[Begin AVAILABLE DATA]
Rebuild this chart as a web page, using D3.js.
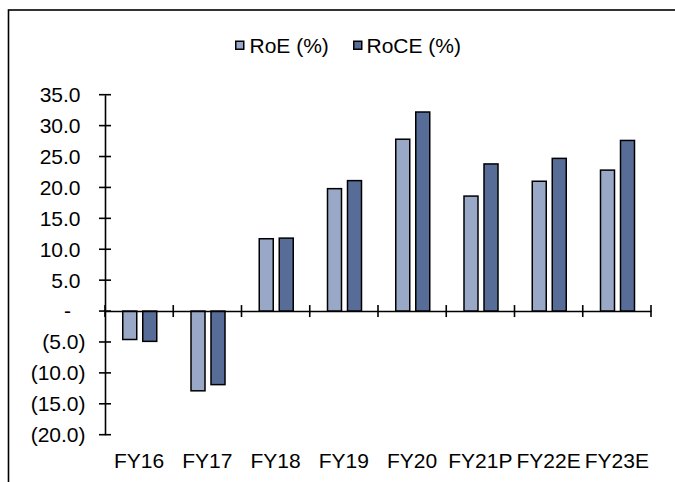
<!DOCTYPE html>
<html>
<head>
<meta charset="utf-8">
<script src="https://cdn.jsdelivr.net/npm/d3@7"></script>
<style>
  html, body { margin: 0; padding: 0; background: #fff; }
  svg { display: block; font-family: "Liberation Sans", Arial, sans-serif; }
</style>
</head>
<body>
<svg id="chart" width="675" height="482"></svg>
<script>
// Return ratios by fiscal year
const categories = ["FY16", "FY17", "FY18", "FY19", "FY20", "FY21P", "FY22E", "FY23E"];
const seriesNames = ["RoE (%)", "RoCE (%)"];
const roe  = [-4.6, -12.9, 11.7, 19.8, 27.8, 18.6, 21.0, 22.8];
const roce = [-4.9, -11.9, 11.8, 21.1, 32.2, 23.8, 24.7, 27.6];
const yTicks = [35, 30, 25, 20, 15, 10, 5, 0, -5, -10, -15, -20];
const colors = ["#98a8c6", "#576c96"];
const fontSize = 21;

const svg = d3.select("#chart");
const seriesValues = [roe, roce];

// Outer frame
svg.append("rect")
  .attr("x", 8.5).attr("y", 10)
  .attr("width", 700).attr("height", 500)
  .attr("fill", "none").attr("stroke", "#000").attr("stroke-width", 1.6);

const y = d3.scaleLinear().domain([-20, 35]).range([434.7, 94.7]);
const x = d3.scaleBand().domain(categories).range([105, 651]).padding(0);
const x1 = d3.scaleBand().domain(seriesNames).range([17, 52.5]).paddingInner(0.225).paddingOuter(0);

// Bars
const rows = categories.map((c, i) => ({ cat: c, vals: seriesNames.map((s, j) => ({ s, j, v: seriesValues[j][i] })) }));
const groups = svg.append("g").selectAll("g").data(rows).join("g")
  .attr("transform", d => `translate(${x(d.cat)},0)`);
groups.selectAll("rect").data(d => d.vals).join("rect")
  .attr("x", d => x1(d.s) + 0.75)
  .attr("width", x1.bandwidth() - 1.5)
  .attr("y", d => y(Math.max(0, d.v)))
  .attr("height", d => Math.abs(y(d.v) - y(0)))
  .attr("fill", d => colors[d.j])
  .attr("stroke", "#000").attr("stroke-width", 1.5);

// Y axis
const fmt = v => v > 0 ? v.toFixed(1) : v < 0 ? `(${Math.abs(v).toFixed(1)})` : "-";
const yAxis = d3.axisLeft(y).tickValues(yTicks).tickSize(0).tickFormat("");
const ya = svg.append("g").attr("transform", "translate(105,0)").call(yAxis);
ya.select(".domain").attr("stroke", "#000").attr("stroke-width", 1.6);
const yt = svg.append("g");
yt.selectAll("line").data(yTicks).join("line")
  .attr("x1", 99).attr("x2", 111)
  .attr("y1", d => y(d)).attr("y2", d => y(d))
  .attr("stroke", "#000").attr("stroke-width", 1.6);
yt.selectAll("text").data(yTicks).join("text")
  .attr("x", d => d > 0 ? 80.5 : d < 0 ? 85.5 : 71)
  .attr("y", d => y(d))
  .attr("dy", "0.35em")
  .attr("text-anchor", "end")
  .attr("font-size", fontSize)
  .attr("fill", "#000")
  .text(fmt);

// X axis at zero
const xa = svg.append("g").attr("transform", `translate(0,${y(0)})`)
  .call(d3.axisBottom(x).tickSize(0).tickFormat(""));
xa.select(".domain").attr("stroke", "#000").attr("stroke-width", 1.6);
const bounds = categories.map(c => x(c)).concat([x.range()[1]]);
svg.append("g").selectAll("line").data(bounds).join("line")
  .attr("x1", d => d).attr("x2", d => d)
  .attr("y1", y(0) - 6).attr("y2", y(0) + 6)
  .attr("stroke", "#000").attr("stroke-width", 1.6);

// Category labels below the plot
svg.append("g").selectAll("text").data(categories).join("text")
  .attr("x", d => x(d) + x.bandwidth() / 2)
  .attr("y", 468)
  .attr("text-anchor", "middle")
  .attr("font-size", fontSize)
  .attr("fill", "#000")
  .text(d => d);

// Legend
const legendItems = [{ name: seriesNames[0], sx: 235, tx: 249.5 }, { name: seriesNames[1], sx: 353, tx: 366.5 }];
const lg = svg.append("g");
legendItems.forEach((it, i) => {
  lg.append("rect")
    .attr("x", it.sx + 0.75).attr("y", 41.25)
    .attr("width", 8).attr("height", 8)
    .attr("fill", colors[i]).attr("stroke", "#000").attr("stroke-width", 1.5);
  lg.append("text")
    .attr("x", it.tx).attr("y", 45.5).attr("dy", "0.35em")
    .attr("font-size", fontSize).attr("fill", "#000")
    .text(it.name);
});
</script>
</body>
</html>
[End AVAILABLE DATA]
_EXERCISE OBJECTIVE_
Work out how many lines above have the string "chart" in them, and give only the number.

_SOLUTION_
3